Sim, antes de comer os nutrientes, come-se os símbolos, lugares e histórias. São verdadeiros rituais de autofagia das próprias referências sociais, certamente escolhidas e processadas pelas civilizações, pelas culturas durante a formação dos paladares.
Cada ingrediente, cor, textura, processo culinário, quantidade e estética do prato têm significados próprios, e passam a ser referências para legitimar pessoas e sociedades.
Na comida tudo é plural, complexo, diverso e funcional. Nela sempre há importância histórica, econômica, política, religiosa, moral e cultural, porque além de alimentar a barriga também alimenta a identidade e o pertencimento. É a celebração plena do onívoro que se representa nas suas escolhas e simbolizações. E isto é fundamental para a relação do homem com o que ele come, quando come, com quem come, e se come com os outros homens ou com os deuses. Estas são algumas das muitas questões, entre tantas, que fazem da comida e da comensalidade um momento complexo do ritual da alimentação.
Tudo isso se amplia com a crescente glamourização da comida, e da circulação rápida das informações, e tudo que é referente a este universo é fantástico e emocional, e nos faz ficar comovidos diante do alimento.
A economia quer, cada vez mais, neste mercado de abrangência global, ordenar as regras, as modas e as escolhas do que se come com a busca pelos restaurantes “estrelados” ou na padronização extrema das grandes redes e fast food, quando come-se a mesma comida em diferentes lugares do mundo.
As redes sociais fazem ferver este campo aberto que é o da comunicação pela comida. Isto é sensacional, pois mostra as arenas do grande circo midiático que vivemos no cotidiano com a espetacularização da gastronomia. Também há um crescente número de atores sociais que buscam notoriedade, fama, mercado de trabalho, e exposição midiática por meio da comida.

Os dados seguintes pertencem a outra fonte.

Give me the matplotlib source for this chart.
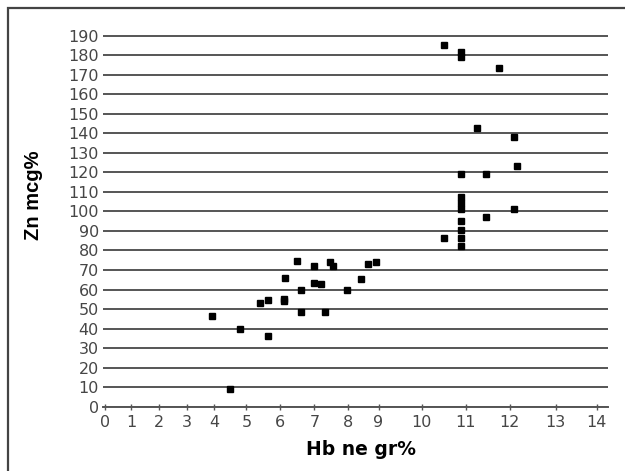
import numpy as np
from matplotlib import pyplot as plt
from matplotlib.patches import Rectangle

# Hb (g%) and Zn (mcg%)
hb = [3.9, 4.8, 4.5, 5.65, 5.4, 5.65, 6.1, 6.1, 6.15, 6.5,
      6.6, 6.6, 7.0, 7.0, 7.2, 7.3, 7.45, 7.55, 7.95, 8.4,
      8.65, 8.9, 10.5, 10.9, 10.9, 11.75, 11.25, 12.1, 12.15, 10.9,
      11.45, 10.9, 10.9, 10.9, 12.1, 11.45, 10.9, 10.9, 10.5, 10.9,
      10.9]
zn = [46.5, 40, 9, 36, 53, 54.5, 55, 54, 66, 74.5,
      60, 48.5, 72, 63.5, 63, 48.5, 74, 72, 60, 65.5,
      73, 74, 185, 181.5, 179, 173.5, 142.5, 138, 123.5, 119,
      119, 107.5, 104.5, 101.5, 101, 97, 95, 90.5, 86.5, 86.5,
      82.5]

xticks = list(range(0, 15))
yticks = list(range(0, 200, 10))

# the original x axis is not evenly spaced, tick spacing taken from the picture
scale_vals = [-2] + xticks + [16]
scale_pos = [53, 105, 131, 159, 187, 214, 246, 280, 314, 348, 378,
             421, 465, 509, 555, 596, 678]

def fwd(x):
    return np.interp(x, scale_vals, scale_pos)

def inv(p):
    return np.interp(p, scale_pos, scale_vals)


fig = plt.figure(figsize=(6.25, 4.71), dpi=100)
ax = fig.add_axes([0.1648, 0.1365, 0.808, 0.8043])

ax.set_xscale('function', functions=(fwd, inv))
ax.set_xlim(-0.08, 14.27)
ax.set_ylim(0, 194)

ax.plot(hb, zn, 's', color='black', markersize=5, zorder=3)

gray = '#555555'
ax.set_yticks(yticks)
ax.set_xticks(xticks)
ax.set_xticklabels([str(t) for t in xticks])
ax.minorticks_off()
ax.yaxis.grid(True, color=gray, linewidth=1.4)
ax.set_axisbelow(True)

for s in ['top', 'right', 'left']:
    ax.spines[s].set_visible(False)
ax.spines['bottom'].set_color(gray)
ax.spines['bottom'].set_linewidth(1.4)

ax.tick_params(axis='y', length=0, pad=3, labelsize=11.5, labelcolor='#464646')
ax.tick_params(axis='x', direction='inout', length=5, width=1, color=gray,
               pad=3.5, labelsize=11.5, labelcolor='#464646')
for lab in ax.get_xticklabels() + ax.get_yticklabels():
    lab.set_family('DejaVu Sans')

ax.set_xlabel('Hb ne gr%', fontsize=13.5, fontweight='bold', family='DejaVu Sans')
ax.xaxis.set_label_coords(0.511, -0.112)
ax.xaxis.label.set_va('center')
ax.set_ylabel('Zn mcg%', fontsize=14.5, fontweight='bold', family='Liberation Sans')
ax.yaxis.set_label_coords(-0.137, 0.559)
ax.yaxis.label.set_va('center')

# outer frame of the original picture (right and bottom edges are cut off)
fig.patches.append(Rectangle((8 / 625, -0.1), 1.2, 1 - 8 / 471 + 0.1,
                             transform=fig.transFigure, fill=False,
                             edgecolor='#444444', linewidth=1.6))

fig.savefig('out.png', dpi=100)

Hoje, com certeza, a glamourização da comida afirma –se cada vez mais no universo da comunicação, e que vai muito além da boca; porque a comida traz antes de tudo um lugar privilegiado dentro das relações de poder e fama. Nas hierarquias dos “chefes” de cozinha que em alguns casos são considerados quase divindades, porque certamente oferecem ao consumo suas assinaturas e suas exclusividades em espaços verdadeiramente mitológicos. Com certeza, nestes contextos destacam-se talentos, estilos e sem dúvida interesses comerciais. .
O mercado da gastronomia é voraz, e, tem fome de fama, de sabores, de memórias, de lugares, de territórios, e de pessoas. Os indivíduos são expostos ao crescente valor simbólico e midiático de onde comer, comer a comida de quem, e que tipo de comida deve comer, para se distinguir dos outros.
As ondas fusion, confort food e fast food são maneiras contemporâneas de fazer e comercializar comida e, com certeza, a globalização impõe rótulos preferencialmente em inglês para informar ou afirmar glamourização.
No caso do fast food, pode-se entender este processo de vender comida preferencialmente na rua, que sempre esteve integrado ao hábito do brasileiro, que geralmente come o tacacá, o acarajé, a tapioca, a pipoca, ou outro alimento de consumo fácil na rua. E não podemos esquecer da conhecida Kombi do cachorro quente que foi repaginada na nova onda do food truck.
Bem, estes mercados tão diversos e dinâmicos mostram uma crescente glamourização da comida, dos chefes, dos restaurantes entre muitos outros lugares e intérpretes que se expõem muito além do alimento.
Muitas vezes nem é comer a comida. É postar a comida nas redes socias, um tipo de alimentação do ego cibernético.